Djuna Barnes, “Come into the Roof Garden, Maud” (1914) from Writing New York: A Literary Anthology:
In college, I dated a poet; and she told me that, in potry-writing classes, when people had no idea what to say to critique a bad poem, they just said something like, "I think you're playing with sound a lot in this piece."
Djuna Barnes, I think you're playing with sound a lot in this piece.

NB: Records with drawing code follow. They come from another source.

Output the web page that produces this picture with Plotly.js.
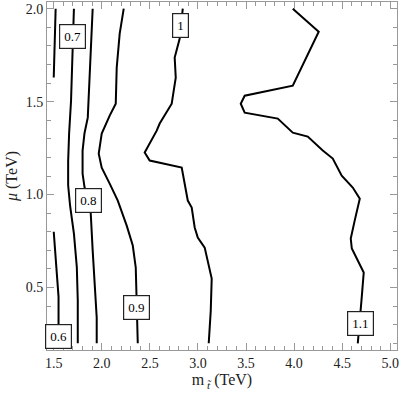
<!DOCTYPE html>
<html>
<head>
<meta charset="utf-8">
<script src="https://cdn.plot.ly/plotly-3.0.1.min.js"></script>
<style>
body {margin: 0; background: white;}
#graph {width: 399px; height: 395px;}
</style>
</head>
<body>
<div id="graph"></div>
<script>
// contour lines, one x/y pair per level
var c06aX = [1.52, 1.51, 1.50];
var c06aY = [2.0, 1.82, 1.63];
var c06bX = [1.50, 1.52, 1.55, 1.55, 1.55];
var c06bY = [0.80, 0.645, 0.45, 0.30, 0.2];
var c07X = [1.71, 1.70, 1.69, 1.68, 1.66, 1.65, 1.65, 1.67, 1.71, 1.74, 1.75, 1.75];
var c07Y = [2.0, 1.79, 1.67, 1.505, 1.33, 1.18, 1.05, 0.94, 0.79, 0.61, 0.43, 0.2];
var c08X = [1.905, 1.885, 1.864, 1.854, 1.82, 1.80, 1.80, 1.82, 1.864, 1.885, 1.905, 1.926, 1.947, 1.947];
var c08Y = [2.0, 1.774, 1.597, 1.414, 1.33, 1.237, 1.113, 1.04, 0.968, 0.898, 0.70, 0.52, 0.339, 0.2];
var c09X = [2.228, 2.186, 2.155, 2.145, 2.082, 1.999, 1.968, 1.999, 2.082, 2.166, 2.259, 2.322, 2.353, 2.363, 2.374];
var c09Y = [2.0, 1.866, 1.683, 1.489, 1.425, 1.328, 1.22, 1.145, 1.059, 0.968, 0.833, 0.726, 0.608, 0.446, 0.2];
var c10X = [2.842, 2.81, 2.758, 2.769, 2.748, 2.727, 2.602, 2.571, 2.446, 2.498, 2.831, 2.862, 2.894, 2.935, 2.966, 2.998, 3.07, 3.143, 3.133, 3.112];
var c10Y = [2.0, 1.839, 1.737, 1.629, 1.559, 1.489, 1.382, 1.344, 1.226, 1.183, 1.145, 1.059, 0.968, 0.93, 0.823, 0.769, 0.715, 0.548, 0.376, 0.2];
var c11X = [3.986, 4.256, 3.986, 3.486, 3.445, 3.486, 3.83, 3.986, 4.142, 4.298, 4.402, 4.495, 4.61, 4.683, 4.63, 4.589, 4.6, 4.662, 4.724, 4.703, 4.662];
var c11Y = [2.0, 1.876, 1.586, 1.532, 1.489, 1.441, 1.409, 1.333, 1.312, 1.237, 1.194, 1.102, 1.038, 0.978, 0.86, 0.763, 0.71, 0.645, 0.581, 0.446, 0.2];

// contour labels
var labelText = ["0.6", "0.7", "0.8", "0.9", "1", "1.1"];
var labelX = [1.55, 1.70, 1.864, 2.363, 2.816, 4.693];
var labelY = [0.236, 1.85, 0.968, 0.392, 1.911, 0.306];

var serif = 'Liberation Serif, Times New Roman, serif';

function line(x, y) {
    return {x: x, y: y, type: 'scatter', mode: 'lines',
        line: {color: 'black', width: 2}, hoverinfo: 'skip'};
}

var data = [line(c06aX, c06aY), line(c06bX, c06bY), line(c07X, c07Y),
    line(c08X, c08Y), line(c09X, c09Y), line(c10X, c10Y), line(c11X, c11Y)];

var notes = [];
for (var i = 0; i < labelText.length; i++) {
    notes.push({
        x: labelX[i], y: labelY[i], text: labelText[i], showarrow: false,
        font: {family: serif, size: 13, color: 'black'},
        bgcolor: 'white', bordercolor: '#222', borderwidth: 1.2, borderpad: 4
    });
}

var axisStyle = {
    showline: true, linecolor: '#999', linewidth: 1, mirror: 'ticks',
    ticks: 'inside', ticklen: 7, tickcolor: '#999', tickwidth: 1,
    showgrid: false, zeroline: false, dtick: 0.5, tickformat: '.1f',
    tickfont: {family: serif, size: 14, color: '#222'},
    ticklabeloverflow: 'allow',
    minor: {ticks: 'inside', ticklen: 4, tickcolor: '#999', dtick: 0.1, showgrid: false}
};

var layout = {
    width: 399, height: 395,
    margin: {l: 47, r: 2, t: 2, b: 45},
    showlegend: false,
    paper_bgcolor: 'white', plot_bgcolor: 'white',
    xaxis: Object.assign({}, axisStyle, {
        range: [1.43, 5.07],
        title: {text: 'm<sub> <i>t\u0303</i></sub> (TeV)', font: {family: serif, size: 16, color: '#222'}, standoff: 4}
    }),
    yaxis: Object.assign({}, axisStyle, {
        range: [0.164, 2.036],
        title: {text: '<i>\u03bc</i> (TeV)', font: {family: serif, size: 16, color: '#222'}, standoff: 4}
    }),
    annotations: notes
};

Plotly.newPlot('graph', data, layout, {staticPlot: true});
</script>
</body>
</html>
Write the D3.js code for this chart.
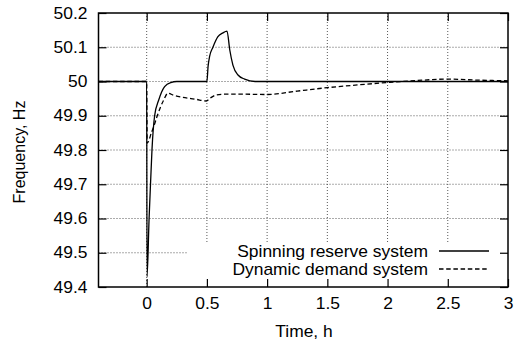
<!DOCTYPE html>
<html>
<head>
<meta charset="utf-8">
<script src="https://cdn.jsdelivr.net/npm/d3@7"></script>
<style>
  html, body { margin: 0; padding: 0; background: #fff; }
  text { font-family: "Liberation Sans", Arial, Helvetica, sans-serif; fill: #000; }
</style>
</head>
<body>
<div id="chart"></div>
<script>
// Frequency response after a generation loss: spinning reserve vs dynamic demand

// time in hours, frequency in Hz
const spinTime = [-0.4, 0, 0.003, 0.02, 0.033, 0.044, 0.066, 0.1, 0.149, 0.2, 0.25, 0.5,
  0.51, 0.523, 0.55, 0.59, 0.633, 0.667, 0.69, 0.716, 0.758, 0.813, 0.9, 1.0, 3.0];
const spinFreq = [50, 50, 49.43, 49.6, 49.71, 49.8, 49.9, 49.946, 49.985, 49.997, 50, 50,
  50.045, 50.074, 50.10, 50.13, 50.142, 50.147, 50.092, 50.048, 50.019, 50.007, 50.0, 50, 50];

const dynTime = [-0.4, 0, 0.004, 0.039, 0.06, 0.088, 0.14, 0.177, 0.22, 0.30, 0.41, 0.495,
  0.53, 0.58, 0.65, 0.8, 1.0, 1.25, 1.5, 1.75, 2.0, 2.25, 2.5, 2.75, 3.0];
const dynFreq = [50, 50, 49.82, 49.85, 49.87, 49.9, 49.945, 49.966, 49.96, 49.954, 49.948, 49.943,
  49.952, 49.961, 49.963, 49.963, 49.962, 49.972, 49.982, 49.99, 49.997, 50.003, 50.007, 50.004, 50.002];

const seriesNames = ["Spinning reserve system", "Dynamic demand system"];
const xTicks = [0, 0.5, 1, 1.5, 2, 2.5, 3];
const yTicks = [49.4, 49.5, 49.6, 49.7, 49.8, 49.9, 50, 50.1, 50.2];

const width = 516, height = 341;
const plot = { left: 98.5, right: 508, top: 13, bottom: 287 };
const sx = 1.09; // horizontal stretch of the lettering

const svg = d3.select("#chart").append("svg")
  .attr("width", width)
  .attr("height", height);

const x = d3.scaleLinear().domain([-0.4, 3]).range([plot.left, plot.right]);
const y = d3.scaleLinear().domain([49.4, 50.2]).range([plot.bottom, plot.top]);

// grid
const grid = svg.append("g")
  .attr("stroke", "#444")
  .attr("stroke-width", 0.9)
  .attr("stroke-dasharray", "1,2");

grid.selectAll(".gy")
  .data(yTicks.filter(d => d > 49.4 && d < 50.2))
  .join("line")
  .attr("x1", plot.left).attr("x2", plot.right)
  .attr("y1", d => y(d)).attr("y2", d => y(d));

grid.selectAll(".gx")
  .data(xTicks.filter(d => d < 3))
  .join("line")
  .attr("x1", d => x(d)).attr("x2", d => x(d))
  .attr("y1", plot.top).attr("y2", plot.bottom);

// legend box hides the grid behind it
svg.append("rect")
  .attr("x", 187).attr("y", 242)
  .attr("width", plot.right - 187).attr("height", plot.bottom - 242)
  .attr("fill", "#fff");

// curves
const line = d3.line().curve(d3.curveMonotoneX);
const spin = spinTime.map((t, i) => [x(t), y(spinFreq[i])]);
const dyn = dynTime.map((t, i) => [x(t), y(dynFreq[i])]);

svg.append("path")
  .attr("d", line(dyn))
  .attr("fill", "none")
  .attr("stroke", "#000")
  .attr("stroke-width", 1.3)
  .attr("stroke-dasharray", "4.5,2.7");

svg.append("path")
  .attr("d", line(spin))
  .attr("fill", "none")
  .attr("stroke", "#000")
  .attr("stroke-width", 1.3);

// axes with inward ticks
const fmt = d => String(+d.toFixed(1));

const xAxis = svg.append("g")
  .attr("transform", `translate(0,${plot.bottom})`)
  .call(d3.axisBottom(x).tickValues(xTicks).tickSize(-8).tickPadding(11).tickFormat(fmt));
svg.append("g")
  .attr("transform", `translate(0,${plot.top})`)
  .call(d3.axisTop(x).tickValues(xTicks).tickSize(-8).tickFormat(""));
const yAxis = svg.append("g")
  .attr("transform", `translate(${plot.left},0)`)
  .call(d3.axisLeft(y).tickValues(yTicks).tickSize(-8).tickPadding(11).tickFormat(fmt));
svg.append("g")
  .attr("transform", `translate(${plot.right},0)`)
  .call(d3.axisRight(y).tickValues(yTicks).tickSize(-8).tickFormat(""));

svg.selectAll(".domain").remove();
svg.selectAll(".tick line").attr("stroke", "#000").attr("stroke-width", 1.2);

xAxis.selectAll("text")
  .attr("font-size", 16)
  .attr("transform", `scale(${sx},1)`);
yAxis.selectAll("text")
  .attr("font-size", 16)
  .attr("x", -11 / sx)
  .attr("transform", `scale(${sx},1)`);
svg.selectAll(".tick text").attr("font-family", null);

// frame
svg.append("rect")
  .attr("x", plot.left).attr("y", plot.top)
  .attr("width", plot.right - plot.left)
  .attr("height", plot.bottom - plot.top)
  .attr("fill", "none")
  .attr("stroke", "#000")
  .attr("stroke-width", 1.5);

// axis titles
svg.append("text")
  .attr("transform", `translate(304,337) scale(${sx},1)`)
  .attr("text-anchor", "middle")
  .attr("font-size", 16)
  .text("Time, h");

svg.append("text")
  .attr("transform", "translate(25,152) rotate(-90)")
  .attr("text-anchor", "middle")
  .attr("font-size", 16)
  .text("Frequency, Hz");

// legend
const legend = svg.append("g");
seriesNames.forEach((name, i) => {
  const ly = 251 + i * 18;
  legend.append("text")
    .attr("transform", `translate(428,${ly}) scale(${sx},1)`)
    .attr("dy", "0.35em")
    .attr("text-anchor", "end")
    .attr("font-size", 16)
    .text(name);
  legend.append("line")
    .attr("x1", 439).attr("x2", 489)
    .attr("y1", ly).attr("y2", ly)
    .attr("stroke", "#000")
    .attr("stroke-width", 1.3)
    .attr("stroke-dasharray", i === 0 ? null : "4.5,2.7");
});
</script>
</body>
</html>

This piece is a semi-journalistic account of the tony life that includes drinking and dancing at rooftop watering holes in New York; the sort of life that includes mention of dangerous (i.e. fast, sexy, desperately hungry) women and New York's elite Four Hundred. But like some early example of New Journalism, Barnes's account is much more impressionistic than factual. Her POV is sort of free-roving, popping into a few conversations, taking a god's eye view of the rooftop party experience. The result is compelling in a way, largely since sentences go on and on, dragging the reader to the finish line. But that compulsion is tempered by the fact that her sentences don't move directly ahead and her word use reminds me occasionally of an ESL student I once taught. There's something interesting in that sort of first-time grappling with a subject or word; and it takes a lot of talent to pull it off (or a sincere misunderstanding of language). But this isn't a piece that makes me want to pick up more of Barnes's work.